This trick works only in simpler environments like bootloaders or more simple kernels where system runs in default low-end video mode and there is no need to sync access to the video memory. In such systems tracing via debugging output to the display via direct writing to the video memory can be great and in many times the only tool that can be used for debugging purposes. Linux is not the case.
What techniques can be recommended from the software debugging point of view:
Try to review you driver code devoting special attention to interrupt handler and places where you disable/enable interrupts for synchronization.
Commenting out of all driver logic with gradual uncommenting can help a lot with localization of the issue.
You can try to use remote kernel debugging of your driver.
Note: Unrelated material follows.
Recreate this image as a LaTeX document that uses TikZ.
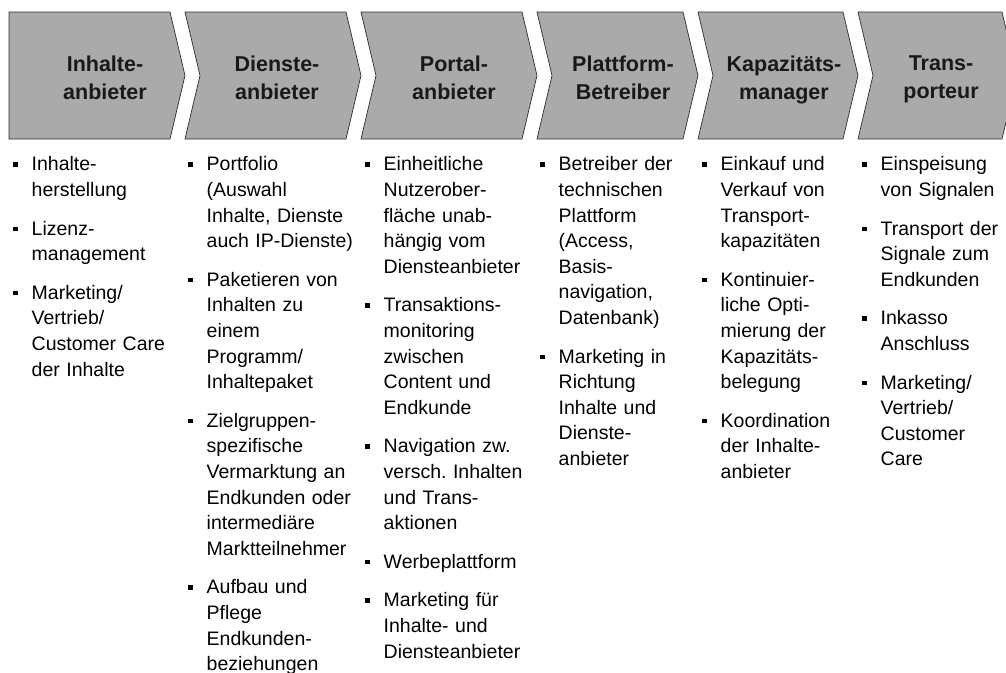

I advice to try to use virtual machine for that purposes, but I'm not aware about do they allow to pass the PCI device in the virtual machine.
You can try the trick with in-memory tracing. The idea is to preallocate the memory chunk with well known virtual and physical addresses and zeroes it. Then modify your driver to write the trace data in this chunk using its virtual address. (For example, assign an unique integer value to each event that you want to trace and write '1' into the appropriate index of bytes array in the preallocated memory cell). Then when your system will hang you can simply force full memory dump generation and then analyze the memory layout packed in the dump using physical address of the memory chunk with traces. I had used this technique with VmWare Workstation VM on Windows. When the system had hanged I just pause a VM instance and looked to the appropriate .vmem file that contains raw memory latout of the physical memory of the VM instance. Not sure that this trick will work easy or even will work at all on Linux, but I would try it.
Finally, you can try to trace the messages on the PCI bus, but I'm not an expert in this field and not sure do it can help in your case or not.
In general kernel debugging is a quite tricky task, where a lot of tricks in use and all they works only for a specific set of cases. :(
I would put a logic analyzer on the bus lines (on FPGA you could use chipscope or similar). You'll then be able to tell which access is in cause (and fix the hardware). It will be useful anyway in order to debug or analyze future issues.
Another way would be to use the kernel crash dump utility which saved me some headaches in the past. But depending your Linux distribution requires installing (available by default in RH). See http://people.redhat.com/anderson/crash_whitepaper/
There isn't really anything that is run before your init. Bus enumeration is done at boot, if that goes by without a hitch the earliest cause for freezing should be something in your driver init AFAIK.
You should be able to see printks as they are printed, they aren't buffered and should not get lost. That's applicable only in situations where you can directly see kernel output, such as on the text console or over a serial line. If there is some other application in the way, like displaying the kernel logs in a terminal in X11 or over ssh, it may not have a chance to read and display the logs before the computer freezes.
If for some other reasons the printks still do not work for you, you can instead have your init function return early. Just test and move the return to later in the init until you find the point where it crashes.
It's hard to say what is causing your freezes, but interrupts is one of those things I would look at first. Make sure the device really doesn't signal interrupts until the driver enables them (that includes clearing interrupt enables on system reset) and enable them in the driver only after all handlers are registered (also, clear interrupt status before enabling interrupts).
Second thing to look at would be bus master transfers, same thing applies: Make sure the device doesn't do anything until it's asked to and let the driver make sure that no busmaster transfers are active before enabling busmastering at the device level.
The fact that the kernel gets stuck as soon as you install your driver module makes me wonder if any other driver (built in to kernel?) is already driving the device. I made this mistake once which is why i am asking. I'd look for the string "kernel driver in use" in the output of 'lspci' before installing the module. In any case, your printk's should be visible in dmesg output.
in addition to Claudio's suggestion, couple more debug ideas:
1. try kgdb (https://www.kernel.org/doc/htmldocs/kgdb/EnableKGDB.html)
2. use JTAG interfaces to connect to debug tools (these i think vary between devices, vendors so you'll have to figure out which debug tools you need to the particular hardware)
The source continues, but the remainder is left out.